▶ _TO DO_
Write out every line of the material as it stands, apart from the pictures.

▶ _DATA_
* START *
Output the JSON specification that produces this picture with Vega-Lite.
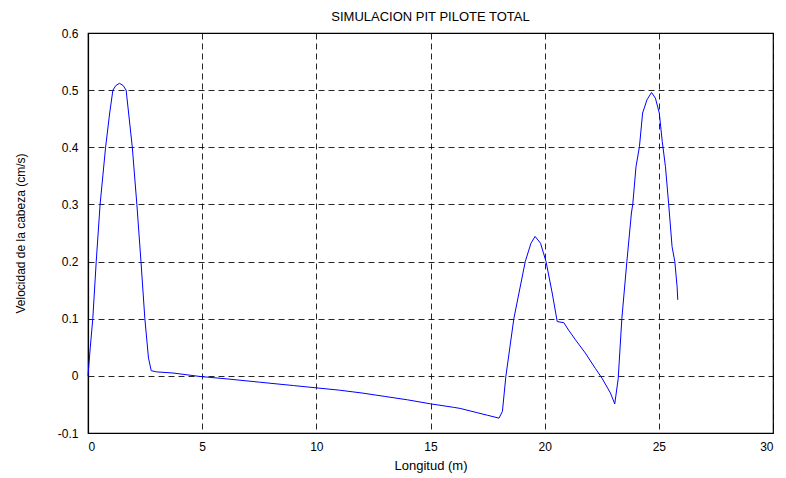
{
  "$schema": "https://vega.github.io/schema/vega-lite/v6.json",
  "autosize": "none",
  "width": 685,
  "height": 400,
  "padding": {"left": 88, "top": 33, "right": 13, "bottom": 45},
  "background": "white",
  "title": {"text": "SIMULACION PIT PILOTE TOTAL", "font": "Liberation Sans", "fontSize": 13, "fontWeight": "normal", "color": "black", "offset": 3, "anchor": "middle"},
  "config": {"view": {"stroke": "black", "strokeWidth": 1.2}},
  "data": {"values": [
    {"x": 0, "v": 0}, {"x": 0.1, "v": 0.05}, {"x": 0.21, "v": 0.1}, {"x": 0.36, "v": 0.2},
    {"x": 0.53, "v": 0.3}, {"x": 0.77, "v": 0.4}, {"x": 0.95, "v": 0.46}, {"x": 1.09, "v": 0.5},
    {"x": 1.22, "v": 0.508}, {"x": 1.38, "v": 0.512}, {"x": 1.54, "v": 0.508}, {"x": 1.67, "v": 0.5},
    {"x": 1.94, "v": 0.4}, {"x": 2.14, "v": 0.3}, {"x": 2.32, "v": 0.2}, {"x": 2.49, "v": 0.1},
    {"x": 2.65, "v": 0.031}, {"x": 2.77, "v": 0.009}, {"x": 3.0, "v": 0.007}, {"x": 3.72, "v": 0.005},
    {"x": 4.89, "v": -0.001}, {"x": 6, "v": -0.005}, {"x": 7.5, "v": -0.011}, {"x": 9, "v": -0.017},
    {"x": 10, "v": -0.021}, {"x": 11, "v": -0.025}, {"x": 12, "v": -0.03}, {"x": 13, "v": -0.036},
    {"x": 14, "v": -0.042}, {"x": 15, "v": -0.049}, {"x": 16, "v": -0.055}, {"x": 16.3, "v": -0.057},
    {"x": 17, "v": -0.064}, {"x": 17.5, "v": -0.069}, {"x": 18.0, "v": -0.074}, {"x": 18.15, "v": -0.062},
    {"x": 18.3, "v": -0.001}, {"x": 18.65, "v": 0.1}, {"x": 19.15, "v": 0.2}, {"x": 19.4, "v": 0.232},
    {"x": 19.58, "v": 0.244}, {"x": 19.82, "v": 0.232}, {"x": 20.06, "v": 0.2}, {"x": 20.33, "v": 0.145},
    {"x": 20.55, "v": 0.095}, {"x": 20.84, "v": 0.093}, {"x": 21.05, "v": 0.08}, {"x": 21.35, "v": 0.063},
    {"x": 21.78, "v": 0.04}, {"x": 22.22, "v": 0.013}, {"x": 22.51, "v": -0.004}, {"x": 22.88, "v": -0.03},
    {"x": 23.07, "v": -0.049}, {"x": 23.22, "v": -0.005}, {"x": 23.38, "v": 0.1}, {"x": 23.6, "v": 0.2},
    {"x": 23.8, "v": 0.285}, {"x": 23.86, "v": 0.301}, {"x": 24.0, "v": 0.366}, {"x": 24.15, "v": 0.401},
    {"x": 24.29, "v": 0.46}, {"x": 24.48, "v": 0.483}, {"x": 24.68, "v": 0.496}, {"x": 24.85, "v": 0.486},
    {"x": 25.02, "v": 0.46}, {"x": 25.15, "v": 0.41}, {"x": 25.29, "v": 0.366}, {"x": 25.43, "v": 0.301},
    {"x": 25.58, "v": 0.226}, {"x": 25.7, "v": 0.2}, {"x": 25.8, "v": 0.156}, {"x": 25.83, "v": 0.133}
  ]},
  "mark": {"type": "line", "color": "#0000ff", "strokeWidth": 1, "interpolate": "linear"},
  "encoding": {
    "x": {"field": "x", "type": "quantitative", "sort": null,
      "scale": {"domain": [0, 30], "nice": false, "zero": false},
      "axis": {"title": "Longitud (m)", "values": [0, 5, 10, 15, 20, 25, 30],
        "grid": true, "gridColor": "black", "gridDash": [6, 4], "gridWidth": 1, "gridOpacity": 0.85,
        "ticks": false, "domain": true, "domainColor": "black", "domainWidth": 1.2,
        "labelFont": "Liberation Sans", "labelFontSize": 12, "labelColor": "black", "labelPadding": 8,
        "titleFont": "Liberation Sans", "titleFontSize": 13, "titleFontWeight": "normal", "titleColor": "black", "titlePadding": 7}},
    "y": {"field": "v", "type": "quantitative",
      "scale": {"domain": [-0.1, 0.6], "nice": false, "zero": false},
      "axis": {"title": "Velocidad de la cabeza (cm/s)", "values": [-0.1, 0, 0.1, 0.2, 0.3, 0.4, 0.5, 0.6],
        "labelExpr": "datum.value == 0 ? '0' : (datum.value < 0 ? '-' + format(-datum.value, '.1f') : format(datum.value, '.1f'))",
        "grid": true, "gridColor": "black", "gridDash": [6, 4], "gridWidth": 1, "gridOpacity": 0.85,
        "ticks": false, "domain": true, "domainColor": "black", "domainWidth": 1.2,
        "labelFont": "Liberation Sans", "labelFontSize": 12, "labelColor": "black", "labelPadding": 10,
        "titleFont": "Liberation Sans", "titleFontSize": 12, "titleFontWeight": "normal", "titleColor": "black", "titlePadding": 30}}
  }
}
* END *
▶ _SOLUTION FOR THIS TASK_
Output the JSON specification that produces this picture with Vega-Lite.
{
  "$schema": "https://vega.github.io/schema/vega-lite/v6.json",
  "autosize": "none",
  "width": 685,
  "height": 400,
  "padding": {"left": 88, "top": 33, "right": 13, "bottom": 45},
  "background": "white",
  "title": {"text": "SIMULACION PIT PILOTE TOTAL", "font": "Liberation Sans", "fontSize": 13, "fontWeight": "normal", "color": "black", "offset": 3, "anchor": "middle"},
  "config": {"view": {"stroke": "black", "strokeWidth": 1.2}},
  "data": {"values": [
    {"x": 0, "v": 0}, {"x": 0.1, "v": 0.05}, {"x": 0.21, "v": 0.1}, {"x": 0.36, "v": 0.2},
    {"x": 0.53, "v": 0.3}, {"x": 0.77, "v": 0.4}, {"x": 0.95, "v": 0.46}, {"x": 1.09, "v": 0.5},
    {"x": 1.22, "v": 0.508}, {"x": 1.38, "v": 0.512}, {"x": 1.54, "v": 0.508}, {"x": 1.67, "v": 0.5},
    {"x": 1.94, "v": 0.4}, {"x": 2.14, "v": 0.3}, {"x": 2.32, "v": 0.2}, {"x": 2.49, "v": 0.1},
    {"x": 2.65, "v": 0.031}, {"x": 2.77, "v": 0.009}, {"x": 3.0, "v": 0.007}, {"x": 3.72, "v": 0.005},
    {"x": 4.89, "v": -0.001}, {"x": 6, "v": -0.005}, {"x": 7.5, "v": -0.011}, {"x": 9, "v": -0.017},
    {"x": 10, "v": -0.021}, {"x": 11, "v": -0.025}, {"x": 12, "v": -0.03}, {"x": 13, "v": -0.036},
    {"x": 14, "v": -0.042}, {"x": 15, "v": -0.049}, {"x": 16, "v": -0.055}, {"x": 16.3, "v": -0.057},
    {"x": 17, "v": -0.064}, {"x": 17.5, "v": -0.069}, {"x": 18.0, "v": -0.074}, {"x": 18.15, "v": -0.062},
    {"x": 18.3, "v": -0.001}, {"x": 18.65, "v": 0.1}, {"x": 19.15, "v": 0.2}, {"x": 19.4, "v": 0.232},
    {"x": 19.58, "v": 0.244}, {"x": 19.82, "v": 0.232}, {"x": 20.06, "v": 0.2}, {"x": 20.33, "v": 0.145},
    {"x": 20.55, "v": 0.095}, {"x": 20.84, "v": 0.093}, {"x": 21.05, "v": 0.08}, {"x": 21.35, "v": 0.063},
    {"x": 21.78, "v": 0.04}, {"x": 22.22, "v": 0.013}, {"x": 22.51, "v": -0.004}, {"x": 22.88, "v": -0.03},
    {"x": 23.07, "v": -0.049}, {"x": 23.22, "v": -0.005}, {"x": 23.38, "v": 0.1}, {"x": 23.6, "v": 0.2},
    {"x": 23.8, "v": 0.285}, {"x": 23.86, "v": 0.301}, {"x": 24.0, "v": 0.366}, {"x": 24.15, "v": 0.401},
    {"x": 24.29, "v": 0.46}, {"x": 24.48, "v": 0.483}, {"x": 24.68, "v": 0.496}, {"x": 24.85, "v": 0.486},
    {"x": 25.02, "v": 0.46}, {"x": 25.15, "v": 0.41}, {"x": 25.29, "v": 0.366}, {"x": 25.43, "v": 0.301},
    {"x": 25.58, "v": 0.226}, {"x": 25.7, "v": 0.2}, {"x": 25.8, "v": 0.156}, {"x": 25.83, "v": 0.133}
  ]},
  "mark": {"type": "line", "color": "#0000ff", "strokeWidth": 1, "interpolate": "linear"},
  "encoding": {
    "x": {"field": "x", "type": "quantitative", "sort": null,
      "scale": {"domain": [0, 30], "nice": false, "zero": false},
      "axis": {"title": "Longitud (m)", "values": [0, 5, 10, 15, 20, 25, 30],
        "grid": true, "gridColor": "black", "gridDash": [6, 4], "gridWidth": 1, "gridOpacity": 0.85,
        "ticks": false, "domain": true, "domainColor": "black", "domainWidth": 1.2,
        "labelFont": "Liberation Sans", "labelFontSize": 12, "labelColor": "black", "labelPadding": 8,
        "titleFont": "Liberation Sans", "titleFontSize": 13, "titleFontWeight": "normal", "titleColor": "black", "titlePadding": 7}},
    "y": {"field": "v", "type": "quantitative",
      "scale": {"domain": [-0.1, 0.6], "nice": false, "zero": false},
      "axis": {"title": "Velocidad de la cabeza (cm/s)", "values": [-0.1, 0, 0.1, 0.2, 0.3, 0.4, 0.5, 0.6],
        "labelExpr": "datum.value == 0 ? '0' : (datum.value < 0 ? '-' + format(-datum.value, '.1f') : format(datum.value, '.1f'))",
        "grid": true, "gridColor": "black", "gridDash": [6, 4], "gridWidth": 1, "gridOpacity": 0.85,
        "ticks": false, "domain": true, "domainColor": "black", "domainWidth": 1.2,
        "labelFont": "Liberation Sans", "labelFontSize": 12, "labelColor": "black", "labelPadding": 10,
        "titleFont": "Liberation Sans", "titleFontSize": 12, "titleFontWeight": "normal", "titleColor": "black", "titlePadding": 30}}
  }
}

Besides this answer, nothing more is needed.